Open aarchiba opened 2 years ago

aarchiba commented 2 years ago

When derivatives of the objective function are available, MCMC methods that use them, for example Hamiltonian Monte Carlo, can be very much faster than MCMC methods that aren't. PINT has gone to great lengths to make derivatives available, so we should do this. PyMC3 includes the supposedly tuning-free "NUTS" sampler, so it could probably be used for this, although there would probably be some plumbing work. This could probably work for event_optimize as well, where faster runtimes would be extremely welcome. I'm not sure how well it parallelizes.

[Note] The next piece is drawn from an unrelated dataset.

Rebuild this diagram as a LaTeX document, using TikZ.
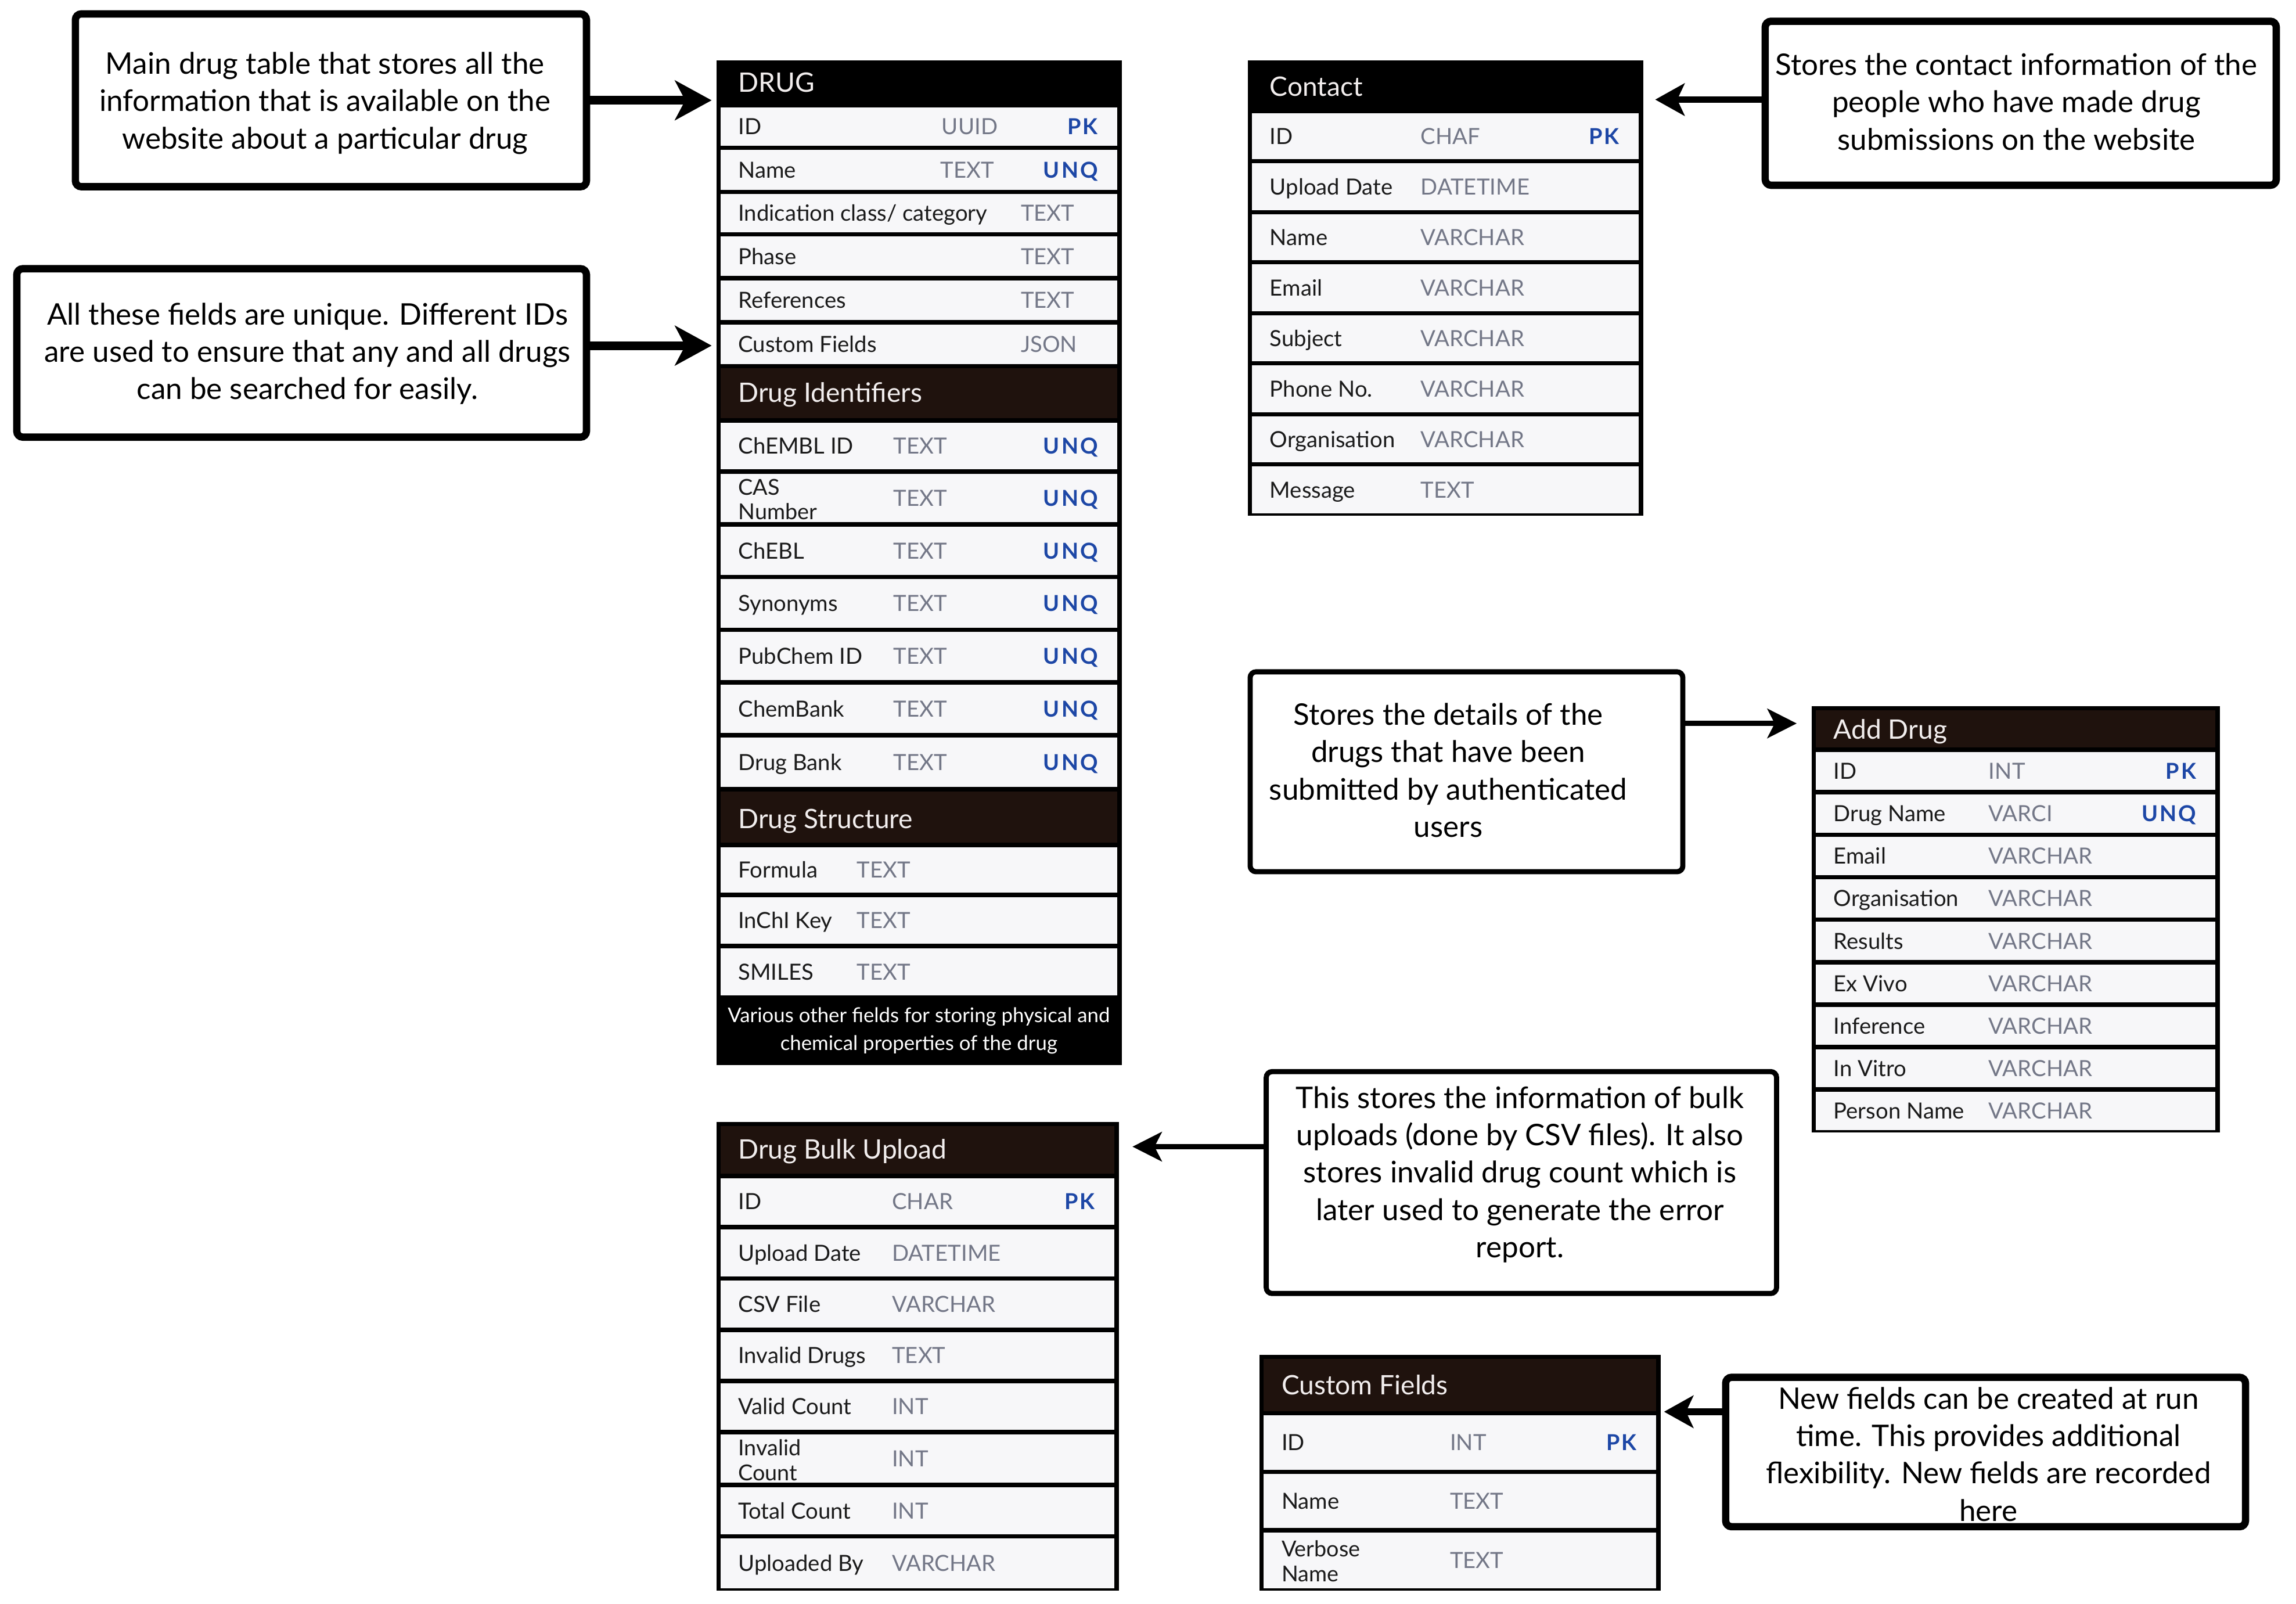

aarchiba commented 2 years ago

The NUTS sampler: https://arxiv.org/abs/1111.4246

aarchiba commented 2 years ago

Parallel tempering to get more parallelism: http://auai.org/uai2017/proceedings/papers/289.pdf

dlakaplan commented 2 years ago

@abhisrkckl: this may be relevant to you

abhisrkckl commented 2 years ago

I think it is better to have an API that provides lnlikelihood, lnlikelihood_gradient, lnprior, and prior_transform than to have sampling methods baked into PINT itself. This will allow users to use the sampler of their choice rather than be tied to what PINT itself has.

I am working on an interface like this. I have not implemented lnlikelihood_gradient yet but it should be straightforward to do using the design matrix.